__WHAT YOU WILL DO__
Quote all lines below exactly. Images stay out.
==== GIVEN DATA
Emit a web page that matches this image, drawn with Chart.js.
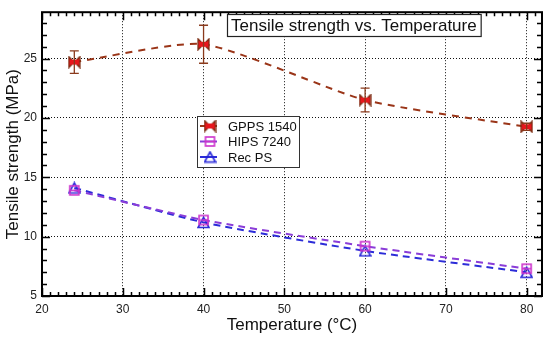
<!DOCTYPE html>
<html>
<head>
<meta charset="utf-8">
<script src="https://cdn.jsdelivr.net/npm/chart.js@4/dist/chart.umd.min.js"></script>
<style>
  html, body { margin: 0; padding: 0; background: #fff; }
  canvas { display: block; }
</style>
</head>
<body>
<canvas id="c" width="550" height="339"></canvas>
<script>
// ---- data ----
const temps = [24, 40, 60, 80];
const gppsVals = [24.7, 26.2, 21.5, 19.25];
const gppsErr = [0.95, 1.6, 1.0, 0.3];
const hipsVals = [13.9, 11.4, 9.2, 7.3];
const recVals = [14.1, 11.2, 8.8, 7.0];
const seriesLabels = ['GPPS 1540', 'HIPS 7240', 'Rec PS'];
const xTicks = [20, 30, 40, 50, 60, 70, 80];
const yTicks = [5, 10, 15, 20, 25];
const chartTitle = 'Tensile strength vs. Temperature';
const xTitle = 'Temperature (°C)';
const yTitle = 'Tensile strength (MPa)';

const FONT = '"Liberation Sans", Arial, sans-serif';

// ---- marker canvases ----
function mk(w, h, fn) {
  const c = document.createElement('canvas');
  c.width = w; c.height = h;
  fn(c.getContext('2d'));
  return c;
}
const bowtie = mk(13, 13, g => {
  g.fillStyle = '#e8161c';
  g.strokeStyle = '#7a2a10';
  g.lineWidth = 1.2;
  g.beginPath();
  g.moveTo(1, 1); g.lineTo(6.5, 6.5); g.lineTo(1, 12); g.closePath();
  g.moveTo(12, 1); g.lineTo(6.5, 6.5); g.lineTo(12, 12); g.closePath();
  g.fill(); g.stroke();
  g.fillRect(3, 4, 7, 5);
});
const sqLine = mk(13, 13, g => {
  g.strokeStyle = '#cc33cc';
  g.lineWidth = 1.6;
  g.strokeRect(2, 2, 9, 9);
  g.beginPath(); g.moveTo(2, 6.5); g.lineTo(11, 6.5); g.stroke();
});
const triOpen = mk(13, 13, g => {
  g.strokeStyle = '#2424d8';
  g.lineWidth = 1.6;
  g.beginPath();
  g.moveTo(6.5, 1.5); g.lineTo(12, 11.5); g.lineTo(1, 11.5); g.closePath();
  g.stroke();
});

const toPts = vals => temps.map((t, i) => ({ x: t, y: vals[i] }));

const datasets = [
  { label: seriesLabels[0], data: toPts(gppsVals), borderColor: '#9a3518', pointStyle: bowtie, borderDash: [7, 6] },
  { label: seriesLabels[1], data: toPts(hipsVals), borderColor: '#8a3cd8', pointStyle: sqLine, borderDash: [7, 5] },
  { label: seriesLabels[2], data: toPts(recVals), borderColor: '#2c2cd8', pointStyle: triOpen, borderDash: [7, 5] }
].map(d => Object.assign({
  borderWidth: 2,
  fill: false,
  tension: 0.2,
  pointRadius: 6,
  pointHoverRadius: 6,
  backgroundColor: d.borderColor
}, d));

// ---- plugins ----
const errorBars = {
  id: 'errorBars',
  afterDatasetsDraw(chart) {
    const { ctx, scales: { x, y } } = chart;
    ctx.save();
    ctx.strokeStyle = '#8a3a1c';
    ctx.lineWidth = 1.3;
    temps.forEach((t, i) => {
      const px = x.getPixelForValue(t);
      const top = y.getPixelForValue(gppsVals[i] + gppsErr[i]);
      const bot = y.getPixelForValue(gppsVals[i] - gppsErr[i]);
      ctx.beginPath();
      ctx.moveTo(px, top); ctx.lineTo(px, bot);
      ctx.moveTo(px - 4.5, top); ctx.lineTo(px + 4.5, top);
      ctx.moveTo(px - 4.5, bot); ctx.lineTo(px + 4.5, bot);
      ctx.stroke();
    });
    ctx.restore();
  }
};

const frameAndDecor = {
  id: 'frameAndDecor',
  afterDraw(chart) {
    const { ctx, chartArea: a, scales: { x, y } } = chart;
    ctx.save();
    // inward ticks
    ctx.strokeStyle = '#000';
    ctx.lineWidth = 1.5;
    ctx.beginPath();
    for (let v = Math.ceil(x.min); v <= x.max; v++) {
      const px = Math.round(x.getPixelForValue(v)) + 0.5;
      const len = v % 10 === 0 ? 8 : 4;
      ctx.moveTo(px, a.bottom); ctx.lineTo(px, a.bottom - len);
      ctx.moveTo(px, a.top); ctx.lineTo(px, a.top + len);
    }
    for (let v = Math.ceil(y.min); v <= y.max; v++) {
      const py = Math.round(y.getPixelForValue(v)) + 0.5;
      const len = v % 5 === 0 ? 8 : 5;
      ctx.moveTo(a.left, py); ctx.lineTo(a.left + len, py);
      ctx.moveTo(a.right, py); ctx.lineTo(a.right - len, py);
    }
    ctx.stroke();
    // frame
    ctx.lineWidth = 2;
    ctx.strokeRect(a.left, a.top, a.right - a.left, a.bottom - a.top);

    // title box
    ctx.font = '17px ' + FONT;
    ctx.textBaseline = 'middle';
    ctx.textAlign = 'left';
    const tw = ctx.measureText(chartTitle).width;
    const bx = 227, by = 14, bw = tw + 8, bh = 22;
    ctx.fillStyle = '#fff';
    ctx.fillRect(bx, by, bw, bh);
    ctx.lineWidth = 1.2;
    ctx.strokeStyle = '#222';
    ctx.strokeRect(bx + 0.5, by + 0.5, bw, bh);
    ctx.fillStyle = '#111';
    ctx.fillText(chartTitle, bx + 4, by + bh / 2 + 1);

    // legend box
    const lx = 197, ly = 116, lw = 102, lh = 51;
    ctx.fillStyle = '#fff';
    ctx.fillRect(lx, ly, lw, lh);
    ctx.strokeStyle = '#333';
    ctx.lineWidth = 1;
    ctx.strokeRect(lx + 0.5, ly + 0.5, lw, lh);
    ctx.font = '13px ' + FONT;
    chart.data.datasets.forEach((ds, i) => {
      const cy = ly + 10 + i * 15.5;
      ctx.strokeStyle = ds.borderColor;
      ctx.lineWidth = 2;
      ctx.beginPath();
      ctx.moveTo(lx + 3, cy); ctx.lineTo(lx + 20, cy);
      ctx.stroke();
      ctx.drawImage(ds.pointStyle, lx + 13 - 6.5, cy - 6.5);
      ctx.fillStyle = '#111';
      ctx.fillText(ds.label, lx + 31, cy + 1);
    });
    ctx.restore();
  }
};

new Chart(document.getElementById('c'), {
  type: 'line',
  data: { datasets },
  options: {
    responsive: false,
    devicePixelRatio: 1,
    animation: false,
    layout: { padding: { top: 9, right: 7, left: 0, bottom: 0 } },
    plugins: { legend: { display: false }, tooltip: { enabled: false } },
    scales: {
      x: {
        type: 'linear',
        min: 20, max: 81.9,
        afterBuildTicks: s => { s.ticks = xTicks.map(v => ({ value: v })); },
        afterFit: s => { s.height = 43; },
        grid: { color: '#111', lineWidth: 1, drawTicks: false },
        border: { display: false, dash: [1, 2] },
        ticks: { color: '#222', padding: 6, font: { size: 12, family: FONT } },
        title: { display: true, text: xTitle, color: '#111', font: { size: 17, family: FONT }, padding: { top: 2, bottom: 3 } }
      },
      y: {
        type: 'linear',
        min: 5, max: 28.9,
        afterBuildTicks: s => { s.ticks = yTicks.map(v => ({ value: v })); },
        afterFit: s => { s.width = 42; },
        grid: { color: '#111', lineWidth: 1, drawTicks: false },
        border: { display: false, dash: [1, 2] },
        ticks: { color: '#222', padding: 5, font: { size: 12, family: FONT } },
        title: { display: true, text: yTitle, color: '#111', font: { size: 17, family: FONT }, padding: { top: 3, bottom: 4 } }
      }
    }
  },
  plugins: [errorBars, frameAndDecor]
});
</script>
</body>
</html>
========
__FULL OUTPUT__
Emit a web page that matches this image, drawn with Chart.js.
<!DOCTYPE html>
<html>
<head>
<meta charset="utf-8">
<script src="https://cdn.jsdelivr.net/npm/chart.js@4/dist/chart.umd.min.js"></script>
<style>
  html, body { margin: 0; padding: 0; background: #fff; }
  canvas { display: block; }
</style>
</head>
<body>
<canvas id="c" width="550" height="339"></canvas>
<script>
// ---- data ----
const temps = [24, 40, 60, 80];
const gppsVals = [24.7, 26.2, 21.5, 19.25];
const gppsErr = [0.95, 1.6, 1.0, 0.3];
const hipsVals = [13.9, 11.4, 9.2, 7.3];
const recVals = [14.1, 11.2, 8.8, 7.0];
const seriesLabels = ['GPPS 1540', 'HIPS 7240', 'Rec PS'];
const xTicks = [20, 30, 40, 50, 60, 70, 80];
const yTicks = [5, 10, 15, 20, 25];
const chartTitle = 'Tensile strength vs. Temperature';
const xTitle = 'Temperature (°C)';
const yTitle = 'Tensile strength (MPa)';

const FONT = '"Liberation Sans", Arial, sans-serif';

// ---- marker canvases ----
function mk(w, h, fn) {
  const c = document.createElement('canvas');
  c.width = w; c.height = h;
  fn(c.getContext('2d'));
  return c;
}
const bowtie = mk(13, 13, g => {
  g.fillStyle = '#e8161c';
  g.strokeStyle = '#7a2a10';
  g.lineWidth = 1.2;
  g.beginPath();
  g.moveTo(1, 1); g.lineTo(6.5, 6.5); g.lineTo(1, 12); g.closePath();
  g.moveTo(12, 1); g.lineTo(6.5, 6.5); g.lineTo(12, 12); g.closePath();
  g.fill(); g.stroke();
  g.fillRect(3, 4, 7, 5);
});
const sqLine = mk(13, 13, g => {
  g.strokeStyle = '#cc33cc';
  g.lineWidth = 1.6;
  g.strokeRect(2, 2, 9, 9);
  g.beginPath(); g.moveTo(2, 6.5); g.lineTo(11, 6.5); g.stroke();
});
const triOpen = mk(13, 13, g => {
  g.strokeStyle = '#2424d8';
  g.lineWidth = 1.6;
  g.beginPath();
  g.moveTo(6.5, 1.5); g.lineTo(12, 11.5); g.lineTo(1, 11.5); g.closePath();
  g.stroke();
});

const toPts = vals => temps.map((t, i) => ({ x: t, y: vals[i] }));

const datasets = [
  { label: seriesLabels[0], data: toPts(gppsVals), borderColor: '#9a3518', pointStyle: bowtie, borderDash: [7, 6] },
  { label: seriesLabels[1], data: toPts(hipsVals), borderColor: '#8a3cd8', pointStyle: sqLine, borderDash: [7, 5] },
  { label: seriesLabels[2], data: toPts(recVals), borderColor: '#2c2cd8', pointStyle: triOpen, borderDash: [7, 5] }
].map(d => Object.assign({
  borderWidth: 2,
  fill: false,
  tension: 0.2,
  pointRadius: 6,
  pointHoverRadius: 6,
  backgroundColor: d.borderColor
}, d));

// ---- plugins ----
const errorBars = {
  id: 'errorBars',
  afterDatasetsDraw(chart) {
    const { ctx, scales: { x, y } } = chart;
    ctx.save();
    ctx.strokeStyle = '#8a3a1c';
    ctx.lineWidth = 1.3;
    temps.forEach((t, i) => {
      const px = x.getPixelForValue(t);
      const top = y.getPixelForValue(gppsVals[i] + gppsErr[i]);
      const bot = y.getPixelForValue(gppsVals[i] - gppsErr[i]);
      ctx.beginPath();
      ctx.moveTo(px, top); ctx.lineTo(px, bot);
      ctx.moveTo(px - 4.5, top); ctx.lineTo(px + 4.5, top);
      ctx.moveTo(px - 4.5, bot); ctx.lineTo(px + 4.5, bot);
      ctx.stroke();
    });
    ctx.restore();
  }
};

const frameAndDecor = {
  id: 'frameAndDecor',
  afterDraw(chart) {
    const { ctx, chartArea: a, scales: { x, y } } = chart;
    ctx.save();
    // inward ticks
    ctx.strokeStyle = '#000';
    ctx.lineWidth = 1.5;
    ctx.beginPath();
    for (let v = Math.ceil(x.min); v <= x.max; v++) {
      const px = Math.round(x.getPixelForValue(v)) + 0.5;
      const len = v % 10 === 0 ? 8 : 4;
      ctx.moveTo(px, a.bottom); ctx.lineTo(px, a.bottom - len);
      ctx.moveTo(px, a.top); ctx.lineTo(px, a.top + len);
    }
    for (let v = Math.ceil(y.min); v <= y.max; v++) {
      const py = Math.round(y.getPixelForValue(v)) + 0.5;
      const len = v % 5 === 0 ? 8 : 5;
      ctx.moveTo(a.left, py); ctx.lineTo(a.left + len, py);
      ctx.moveTo(a.right, py); ctx.lineTo(a.right - len, py);
    }
    ctx.stroke();
    // frame
    ctx.lineWidth = 2;
    ctx.strokeRect(a.left, a.top, a.right - a.left, a.bottom - a.top);

    // title box
    ctx.font = '17px ' + FONT;
    ctx.textBaseline = 'middle';
    ctx.textAlign = 'left';
    const tw = ctx.measureText(chartTitle).width;
    const bx = 227, by = 14, bw = tw + 8, bh = 22;
    ctx.fillStyle = '#fff';
    ctx.fillRect(bx, by, bw, bh);
    ctx.lineWidth = 1.2;
    ctx.strokeStyle = '#222';
    ctx.strokeRect(bx + 0.5, by + 0.5, bw, bh);
    ctx.fillStyle = '#111';
    ctx.fillText(chartTitle, bx + 4, by + bh / 2 + 1);

    // legend box
    const lx = 197, ly = 116, lw = 102, lh = 51;
    ctx.fillStyle = '#fff';
    ctx.fillRect(lx, ly, lw, lh);
    ctx.strokeStyle = '#333';
    ctx.lineWidth = 1;
    ctx.strokeRect(lx + 0.5, ly + 0.5, lw, lh);
    ctx.font = '13px ' + FONT;
    chart.data.datasets.forEach((ds, i) => {
      const cy = ly + 10 + i * 15.5;
      ctx.strokeStyle = ds.borderColor;
      ctx.lineWidth = 2;
      ctx.beginPath();
      ctx.moveTo(lx + 3, cy); ctx.lineTo(lx + 20, cy);
      ctx.stroke();
      ctx.drawImage(ds.pointStyle, lx + 13 - 6.5, cy - 6.5);
      ctx.fillStyle = '#111';
      ctx.fillText(ds.label, lx + 31, cy + 1);
    });
    ctx.restore();
  }
};

new Chart(document.getElementById('c'), {
  type: 'line',
  data: { datasets },
  options: {
    responsive: false,
    devicePixelRatio: 1,
    animation: false,
    layout: { padding: { top: 9, right: 7, left: 0, bottom: 0 } },
    plugins: { legend: { display: false }, tooltip: { enabled: false } },
    scales: {
      x: {
        type: 'linear',
        min: 20, max: 81.9,
        afterBuildTicks: s => { s.ticks = xTicks.map(v => ({ value: v })); },
        afterFit: s => { s.height = 43; },
        grid: { color: '#111', lineWidth: 1, drawTicks: false },
        border: { display: false, dash: [1, 2] },
        ticks: { color: '#222', padding: 6, font: { size: 12, family: FONT } },
        title: { display: true, text: xTitle, color: '#111', font: { size: 17, family: FONT }, padding: { top: 2, bottom: 3 } }
      },
      y: {
        type: 'linear',
        min: 5, max: 28.9,
        afterBuildTicks: s => { s.ticks = yTicks.map(v => ({ value: v })); },
        afterFit: s => { s.width = 42; },
        grid: { color: '#111', lineWidth: 1, drawTicks: false },
        border: { display: false, dash: [1, 2] },
        ticks: { color: '#222', padding: 5, font: { size: 12, family: FONT } },
        title: { display: true, text: yTitle, color: '#111', font: { size: 17, family: FONT }, padding: { top: 3, bottom: 4 } }
      }
    }
  },
  plugins: [errorBars, frameAndDecor]
});
</script>
</body>
</html>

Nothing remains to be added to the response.